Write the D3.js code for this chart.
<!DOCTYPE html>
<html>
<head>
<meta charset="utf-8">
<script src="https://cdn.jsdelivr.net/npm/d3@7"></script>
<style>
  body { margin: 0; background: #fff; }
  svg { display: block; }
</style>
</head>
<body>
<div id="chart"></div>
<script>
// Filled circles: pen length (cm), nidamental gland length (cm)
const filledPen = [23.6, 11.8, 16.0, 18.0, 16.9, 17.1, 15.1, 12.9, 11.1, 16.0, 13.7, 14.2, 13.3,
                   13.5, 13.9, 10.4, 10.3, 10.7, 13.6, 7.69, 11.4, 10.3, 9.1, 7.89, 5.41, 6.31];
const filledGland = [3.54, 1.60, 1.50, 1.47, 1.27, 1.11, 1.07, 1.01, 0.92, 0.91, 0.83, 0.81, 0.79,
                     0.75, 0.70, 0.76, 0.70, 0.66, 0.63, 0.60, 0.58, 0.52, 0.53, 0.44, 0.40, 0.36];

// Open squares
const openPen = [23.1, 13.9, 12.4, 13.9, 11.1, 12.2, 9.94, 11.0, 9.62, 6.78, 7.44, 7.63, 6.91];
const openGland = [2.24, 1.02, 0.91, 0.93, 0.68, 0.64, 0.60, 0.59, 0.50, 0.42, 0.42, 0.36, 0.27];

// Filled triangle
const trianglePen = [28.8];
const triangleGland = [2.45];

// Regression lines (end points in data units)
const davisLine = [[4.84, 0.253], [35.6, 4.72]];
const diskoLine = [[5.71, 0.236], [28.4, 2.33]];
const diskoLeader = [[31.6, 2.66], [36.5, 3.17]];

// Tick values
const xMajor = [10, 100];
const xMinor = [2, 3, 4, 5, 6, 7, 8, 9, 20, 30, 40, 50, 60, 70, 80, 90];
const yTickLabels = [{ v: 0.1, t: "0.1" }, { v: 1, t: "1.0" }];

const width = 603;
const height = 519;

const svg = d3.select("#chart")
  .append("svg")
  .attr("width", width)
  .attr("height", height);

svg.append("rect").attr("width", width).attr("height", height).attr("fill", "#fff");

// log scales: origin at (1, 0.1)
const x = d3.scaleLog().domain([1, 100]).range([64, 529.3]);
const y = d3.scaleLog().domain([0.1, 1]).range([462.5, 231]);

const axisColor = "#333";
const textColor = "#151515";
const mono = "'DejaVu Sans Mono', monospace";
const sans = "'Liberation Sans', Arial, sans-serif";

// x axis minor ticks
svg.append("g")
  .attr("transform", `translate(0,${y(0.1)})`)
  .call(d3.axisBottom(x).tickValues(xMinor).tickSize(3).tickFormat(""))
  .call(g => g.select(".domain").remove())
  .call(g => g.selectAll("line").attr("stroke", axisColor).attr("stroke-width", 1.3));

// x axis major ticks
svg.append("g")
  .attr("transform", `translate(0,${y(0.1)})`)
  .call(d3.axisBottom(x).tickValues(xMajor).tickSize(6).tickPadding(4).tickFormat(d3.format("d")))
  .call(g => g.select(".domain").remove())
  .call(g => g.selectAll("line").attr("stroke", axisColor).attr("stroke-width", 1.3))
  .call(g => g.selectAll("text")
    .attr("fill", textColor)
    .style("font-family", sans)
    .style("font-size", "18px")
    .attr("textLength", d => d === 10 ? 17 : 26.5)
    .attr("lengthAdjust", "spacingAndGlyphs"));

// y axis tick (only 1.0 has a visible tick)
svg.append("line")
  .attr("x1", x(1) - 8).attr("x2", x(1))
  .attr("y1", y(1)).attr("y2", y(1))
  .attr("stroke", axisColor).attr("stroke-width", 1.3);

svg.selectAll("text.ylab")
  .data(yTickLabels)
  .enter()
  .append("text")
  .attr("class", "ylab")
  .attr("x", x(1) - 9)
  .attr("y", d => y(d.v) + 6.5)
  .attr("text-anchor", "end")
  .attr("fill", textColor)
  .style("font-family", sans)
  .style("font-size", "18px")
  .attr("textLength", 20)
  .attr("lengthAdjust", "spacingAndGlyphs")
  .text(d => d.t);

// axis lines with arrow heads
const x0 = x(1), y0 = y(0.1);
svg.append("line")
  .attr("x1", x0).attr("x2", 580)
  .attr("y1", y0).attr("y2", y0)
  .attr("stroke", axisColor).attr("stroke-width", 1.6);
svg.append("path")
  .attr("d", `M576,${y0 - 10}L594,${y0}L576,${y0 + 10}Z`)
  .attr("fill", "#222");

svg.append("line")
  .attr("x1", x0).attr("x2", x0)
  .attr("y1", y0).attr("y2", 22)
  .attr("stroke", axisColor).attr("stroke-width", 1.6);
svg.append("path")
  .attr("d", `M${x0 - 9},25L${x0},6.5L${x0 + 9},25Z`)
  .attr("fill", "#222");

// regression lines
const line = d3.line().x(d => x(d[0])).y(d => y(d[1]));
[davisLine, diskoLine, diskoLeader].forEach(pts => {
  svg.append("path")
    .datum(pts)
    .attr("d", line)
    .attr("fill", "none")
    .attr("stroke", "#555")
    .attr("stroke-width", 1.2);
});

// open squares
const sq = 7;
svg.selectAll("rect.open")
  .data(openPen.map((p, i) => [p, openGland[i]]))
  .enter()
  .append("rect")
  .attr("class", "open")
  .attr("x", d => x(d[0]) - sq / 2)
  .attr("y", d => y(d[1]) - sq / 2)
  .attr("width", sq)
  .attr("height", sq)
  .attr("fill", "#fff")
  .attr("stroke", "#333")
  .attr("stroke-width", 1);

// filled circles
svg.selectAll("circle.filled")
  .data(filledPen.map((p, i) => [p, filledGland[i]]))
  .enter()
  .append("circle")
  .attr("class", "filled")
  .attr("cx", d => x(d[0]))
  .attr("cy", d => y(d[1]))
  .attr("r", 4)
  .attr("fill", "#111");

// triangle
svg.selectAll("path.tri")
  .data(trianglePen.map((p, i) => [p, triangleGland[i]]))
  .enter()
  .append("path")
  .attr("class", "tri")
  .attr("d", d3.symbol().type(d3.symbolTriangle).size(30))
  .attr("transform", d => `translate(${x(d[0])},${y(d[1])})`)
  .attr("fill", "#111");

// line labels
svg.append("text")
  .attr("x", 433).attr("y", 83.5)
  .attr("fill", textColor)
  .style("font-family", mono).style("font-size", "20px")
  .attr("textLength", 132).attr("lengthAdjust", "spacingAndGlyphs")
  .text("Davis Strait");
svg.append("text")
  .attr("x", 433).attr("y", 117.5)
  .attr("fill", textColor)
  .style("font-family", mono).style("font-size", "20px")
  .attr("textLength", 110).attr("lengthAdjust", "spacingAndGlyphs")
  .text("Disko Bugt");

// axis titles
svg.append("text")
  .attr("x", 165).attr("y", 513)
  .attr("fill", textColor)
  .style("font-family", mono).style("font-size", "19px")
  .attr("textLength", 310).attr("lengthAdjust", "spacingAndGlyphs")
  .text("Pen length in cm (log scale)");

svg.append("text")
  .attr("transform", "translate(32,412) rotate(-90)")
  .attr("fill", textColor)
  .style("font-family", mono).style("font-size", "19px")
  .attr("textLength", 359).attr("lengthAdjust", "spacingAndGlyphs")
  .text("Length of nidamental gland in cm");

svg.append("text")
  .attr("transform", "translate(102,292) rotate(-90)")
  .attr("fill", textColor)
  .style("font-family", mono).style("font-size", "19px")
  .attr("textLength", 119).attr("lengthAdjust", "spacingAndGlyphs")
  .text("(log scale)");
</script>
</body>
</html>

Given problem —
Write down the full listing again, exactly.

Full response —
Write the D3.js code for this chart.
<!DOCTYPE html>
<html>
<head>
<meta charset="utf-8">
<script src="https://cdn.jsdelivr.net/npm/d3@7"></script>
<style>
  body { margin: 0; background: #fff; }
  svg { display: block; }
</style>
</head>
<body>
<div id="chart"></div>
<script>
// Filled circles: pen length (cm), nidamental gland length (cm)
const filledPen = [23.6, 11.8, 16.0, 18.0, 16.9, 17.1, 15.1, 12.9, 11.1, 16.0, 13.7, 14.2, 13.3,
                   13.5, 13.9, 10.4, 10.3, 10.7, 13.6, 7.69, 11.4, 10.3, 9.1, 7.89, 5.41, 6.31];
const filledGland = [3.54, 1.60, 1.50, 1.47, 1.27, 1.11, 1.07, 1.01, 0.92, 0.91, 0.83, 0.81, 0.79,
                     0.75, 0.70, 0.76, 0.70, 0.66, 0.63, 0.60, 0.58, 0.52, 0.53, 0.44, 0.40, 0.36];

// Open squares
const openPen = [23.1, 13.9, 12.4, 13.9, 11.1, 12.2, 9.94, 11.0, 9.62, 6.78, 7.44, 7.63, 6.91];
const openGland = [2.24, 1.02, 0.91, 0.93, 0.68, 0.64, 0.60, 0.59, 0.50, 0.42, 0.42, 0.36, 0.27];

// Filled triangle
const trianglePen = [28.8];
const triangleGland = [2.45];

// Regression lines (end points in data units)
const davisLine = [[4.84, 0.253], [35.6, 4.72]];
const diskoLine = [[5.71, 0.236], [28.4, 2.33]];
const diskoLeader = [[31.6, 2.66], [36.5, 3.17]];

// Tick values
const xMajor = [10, 100];
const xMinor = [2, 3, 4, 5, 6, 7, 8, 9, 20, 30, 40, 50, 60, 70, 80, 90];
const yTickLabels = [{ v: 0.1, t: "0.1" }, { v: 1, t: "1.0" }];

const width = 603;
const height = 519;

const svg = d3.select("#chart")
  .append("svg")
  .attr("width", width)
  .attr("height", height);

svg.append("rect").attr("width", width).attr("height", height).attr("fill", "#fff");

// log scales: origin at (1, 0.1)
const x = d3.scaleLog().domain([1, 100]).range([64, 529.3]);
const y = d3.scaleLog().domain([0.1, 1]).range([462.5, 231]);

const axisColor = "#333";
const textColor = "#151515";
const mono = "'DejaVu Sans Mono', monospace";
const sans = "'Liberation Sans', Arial, sans-serif";

// x axis minor ticks
svg.append("g")
  .attr("transform", `translate(0,${y(0.1)})`)
  .call(d3.axisBottom(x).tickValues(xMinor).tickSize(3).tickFormat(""))
  .call(g => g.select(".domain").remove())
  .call(g => g.selectAll("line").attr("stroke", axisColor).attr("stroke-width", 1.3));

// x axis major ticks
svg.append("g")
  .attr("transform", `translate(0,${y(0.1)})`)
  .call(d3.axisBottom(x).tickValues(xMajor).tickSize(6).tickPadding(4).tickFormat(d3.format("d")))
  .call(g => g.select(".domain").remove())
  .call(g => g.selectAll("line").attr("stroke", axisColor).attr("stroke-width", 1.3))
  .call(g => g.selectAll("text")
    .attr("fill", textColor)
    .style("font-family", sans)
    .style("font-size", "18px")
    .attr("textLength", d => d === 10 ? 17 : 26.5)
    .attr("lengthAdjust", "spacingAndGlyphs"));

// y axis tick (only 1.0 has a visible tick)
svg.append("line")
  .attr("x1", x(1) - 8).attr("x2", x(1))
  .attr("y1", y(1)).attr("y2", y(1))
  .attr("stroke", axisColor).attr("stroke-width", 1.3);

svg.selectAll("text.ylab")
  .data(yTickLabels)
  .enter()
  .append("text")
  .attr("class", "ylab")
  .attr("x", x(1) - 9)
  .attr("y", d => y(d.v) + 6.5)
  .attr("text-anchor", "end")
  .attr("fill", textColor)
  .style("font-family", sans)
  .style("font-size", "18px")
  .attr("textLength", 20)
  .attr("lengthAdjust", "spacingAndGlyphs")
  .text(d => d.t);

// axis lines with arrow heads
const x0 = x(1), y0 = y(0.1);
svg.append("line")
  .attr("x1", x0).attr("x2", 580)
  .attr("y1", y0).attr("y2", y0)
  .attr("stroke", axisColor).attr("stroke-width", 1.6);
svg.append("path")
  .attr("d", `M576,${y0 - 10}L594,${y0}L576,${y0 + 10}Z`)
  .attr("fill", "#222");

svg.append("line")
  .attr("x1", x0).attr("x2", x0)
  .attr("y1", y0).attr("y2", 22)
  .attr("stroke", axisColor).attr("stroke-width", 1.6);
svg.append("path")
  .attr("d", `M${x0 - 9},25L${x0},6.5L${x0 + 9},25Z`)
  .attr("fill", "#222");

// regression lines
const line = d3.line().x(d => x(d[0])).y(d => y(d[1]));
[davisLine, diskoLine, diskoLeader].forEach(pts => {
  svg.append("path")
    .datum(pts)
    .attr("d", line)
    .attr("fill", "none")
    .attr("stroke", "#555")
    .attr("stroke-width", 1.2);
});

// open squares
const sq = 7;
svg.selectAll("rect.open")
  .data(openPen.map((p, i) => [p, openGland[i]]))
  .enter()
  .append("rect")
  .attr("class", "open")
  .attr("x", d => x(d[0]) - sq / 2)
  .attr("y", d => y(d[1]) - sq / 2)
  .attr("width", sq)
  .attr("height", sq)
  .attr("fill", "#fff")
  .attr("stroke", "#333")
  .attr("stroke-width", 1);

// filled circles
svg.selectAll("circle.filled")
  .data(filledPen.map((p, i) => [p, filledGland[i]]))
  .enter()
  .append("circle")
  .attr("class", "filled")
  .attr("cx", d => x(d[0]))
  .attr("cy", d => y(d[1]))
  .attr("r", 4)
  .attr("fill", "#111");

// triangle
svg.selectAll("path.tri")
  .data(trianglePen.map((p, i) => [p, triangleGland[i]]))
  .enter()
  .append("path")
  .attr("class", "tri")
  .attr("d", d3.symbol().type(d3.symbolTriangle).size(30))
  .attr("transform", d => `translate(${x(d[0])},${y(d[1])})`)
  .attr("fill", "#111");

// line labels
svg.append("text")
  .attr("x", 433).attr("y", 83.5)
  .attr("fill", textColor)
  .style("font-family", mono).style("font-size", "20px")
  .attr("textLength", 132).attr("lengthAdjust", "spacingAndGlyphs")
  .text("Davis Strait");
svg.append("text")
  .attr("x", 433).attr("y", 117.5)
  .attr("fill", textColor)
  .style("font-family", mono).style("font-size", "20px")
  .attr("textLength", 110).attr("lengthAdjust", "spacingAndGlyphs")
  .text("Disko Bugt");

// axis titles
svg.append("text")
  .attr("x", 165).attr("y", 513)
  .attr("fill", textColor)
  .style("font-family", mono).style("font-size", "19px")
  .attr("textLength", 310).attr("lengthAdjust", "spacingAndGlyphs")
  .text("Pen length in cm (log scale)");

svg.append("text")
  .attr("transform", "translate(32,412) rotate(-90)")
  .attr("fill", textColor)
  .style("font-family", mono).style("font-size", "19px")
  .attr("textLength", 359).attr("lengthAdjust", "spacingAndGlyphs")
  .text("Length of nidamental gland in cm");

svg.append("text")
  .attr("transform", "translate(102,292) rotate(-90)")
  .attr("fill", textColor)
  .style("font-family", mono).style("font-size", "19px")
  .attr("textLength", 119).attr("lengthAdjust", "spacingAndGlyphs")
  .text("(log scale)");
</script>
</body>
</html>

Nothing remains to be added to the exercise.